November 11, 2021, is Remembrance /Armistice Day 104 — which
is 103 years since World War I was ended at the scheduled moment of 11
o’clock on the 11th day of the 11th month in 1918 (killing an extra
11,000 people after the decision to end the war had been reached early
in the morning — we might add “for no reason,” except that it would
imply the rest of the war was for some reason).
In many parts of
the world, principally but not exclusively in British Commonwealth
nations, this day is called Remembrance Day and should be a day of
mourning the dead and working to abolish war so as not to create any
more war dead. But the day is being militarized, and a strange alchemy
cooked up by the weapons companies is using the day to tell people that
unless they support killing more men, women, and children in war they
will dishonor those already killed.
For decades in the United
States, as elsewhere, this day was called Armistice Day, and was
identified as a holiday of peace, including by the U.S. government. It
was a day of sad remembrance and joyful ending of war, and of a
commitment to preventing war in the future.
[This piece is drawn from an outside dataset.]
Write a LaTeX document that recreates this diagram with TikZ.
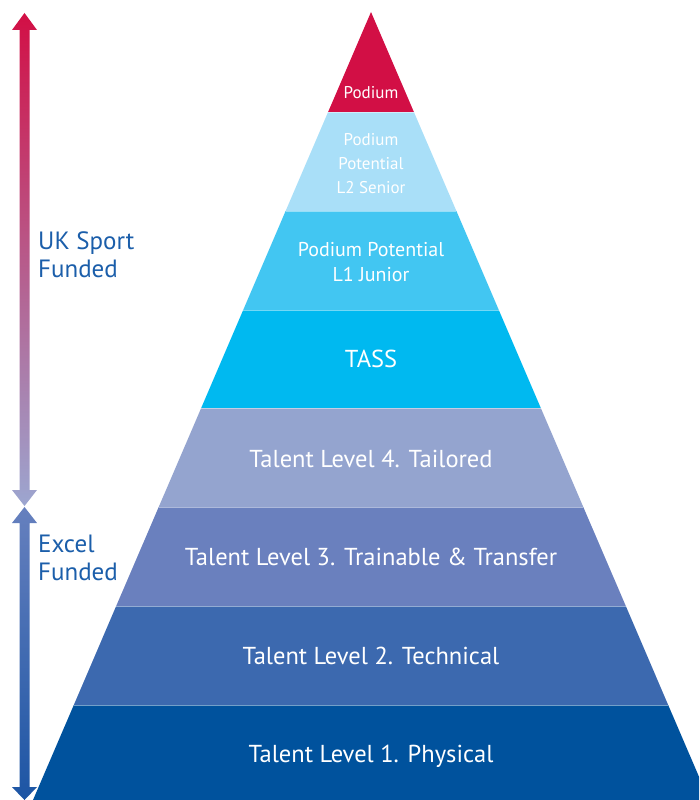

The holiday’s name was
changed in the United States after the U.S. war on Korea to “Veterans
Day,” a largely pro-war holiday on which some U.S. cities forbid
Veterans For Peace groups from marching in their parades, because the
day has become understood as a day to praise war — in contrast to how it
began.
We seek to make Armistice / Remembrance Day a day to mourn all victims of war and advocate for the ending of all war.